From the end of the 18th century, Jewish children in Hohenems were taught at the German-language “normal school.” Henceforth, the school was also to meet the increased educational requirements of an internationally intertwined community. The liberal social climate in Hohenems around 1850 paved the path for institutions such as the Café Kitzinger, the choral society “Frohsinn”, and eventually the Jewish school to become places where Jews and Christians would meet on an equal footing, at least for a while.

“Höhere Bürgerschule”
In 1851, the school was upgraded to become a “Höhere Bürgerschule” for boys and girls (a “Knabenbürgerschule,” for boys only, was established by the much larger Christian political community of Hohenems only as late as 1911, more than half a century later). In addition to traditional subjects such as German and arithmetic, French, Italian, bookkeeping, economics, history, geography, and, naturally, Hebrew and religion were taught. Knowledge of several languages was a matter of course. In 1859, the school instructed 74 pupils. In 1862, Moritz Federmann from Bohemia joined the teaching staff. He would teach there for 51 years, soon as senior teacher and headmaster. Federmann, a bachelor, held numerous honorary positions in the Jewish community, but also in organizations such as the Austrian Alpine Club. Thanks to him, the school would maintain its good reputation in the country for many years.
The school superintendents—usually Catholic clerics—consistently evaluated the school highly favorably. As a result, the school also featured many non-Jewish teachers. Moreover, numerous non-Jewish children, too, attended the school, which was a highly unique situation in the 19th century. Between 1861 and 1896, a total of 134 Catholic (among them 28 girls) and 108 Protestant pupils (among them 63 girls) attended the school.

The school’s closure
Its success could not prevent this liberal project from eventually failing before World War I. In 1896, the Vorarlberg State Diet prohibited Catholic children from attending the school; Christian-Social anti-Semitism was gaining ground.

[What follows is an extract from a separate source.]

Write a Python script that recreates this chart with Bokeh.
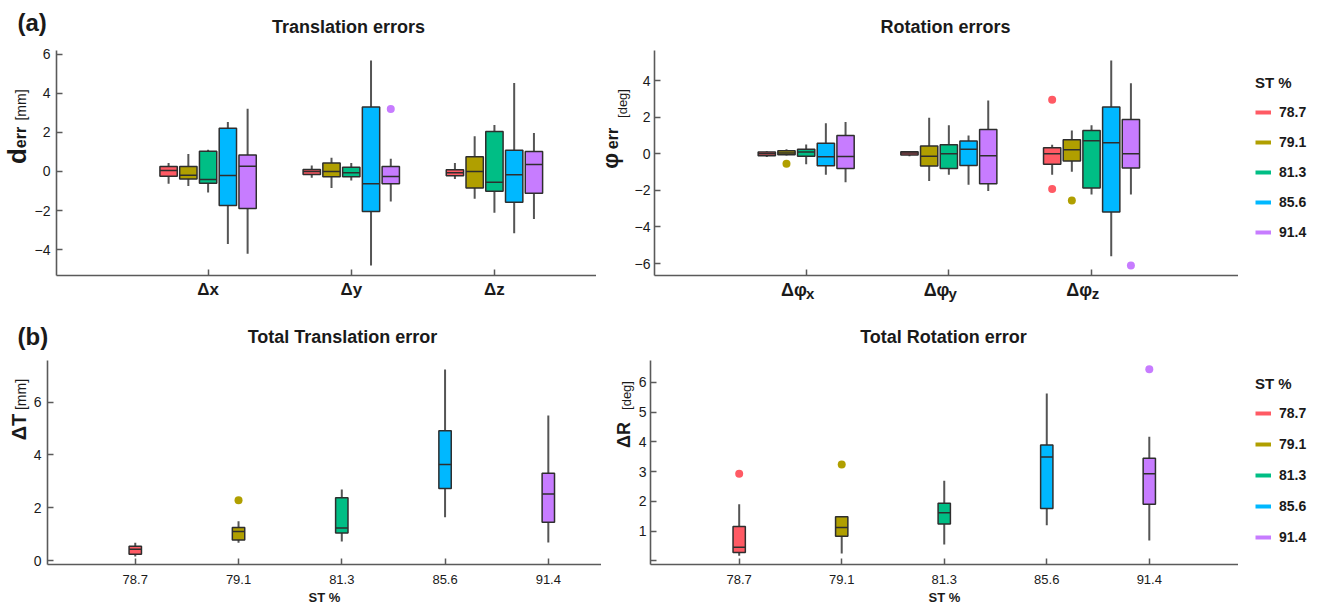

Additionally, since 1860, the Jewish community had been shrinking as a result of emigration; hence, the number of Jewish pupils was on a continuous decline as well. The school closed in 1913. Three years later, Moritz Federmann passed away. In 1918, the market town made an attempt at contesting the Jewish community’s title to the school building based on an expert opinion by attorney Otto Ender, who soon thereafter became governor of Vorarlberg. Yet, the building’s “Aryanization” occurred only after 1938. The Jewish school building was restituted after the war, then resold, and remained for a long time property of the market town, which, from the 1970s onward, accommodated labor migrants in this building. Following extensive discussions regarding the building’s future—in 1980 it was also a possible seat of a Jewish museum—the Jewish School was eventually lavishly renovated in 2009 by the “Jüdische Schule KG,” funded by a private initiative; today, it houses the Restaurant Moritz and the Federmann Auditorium.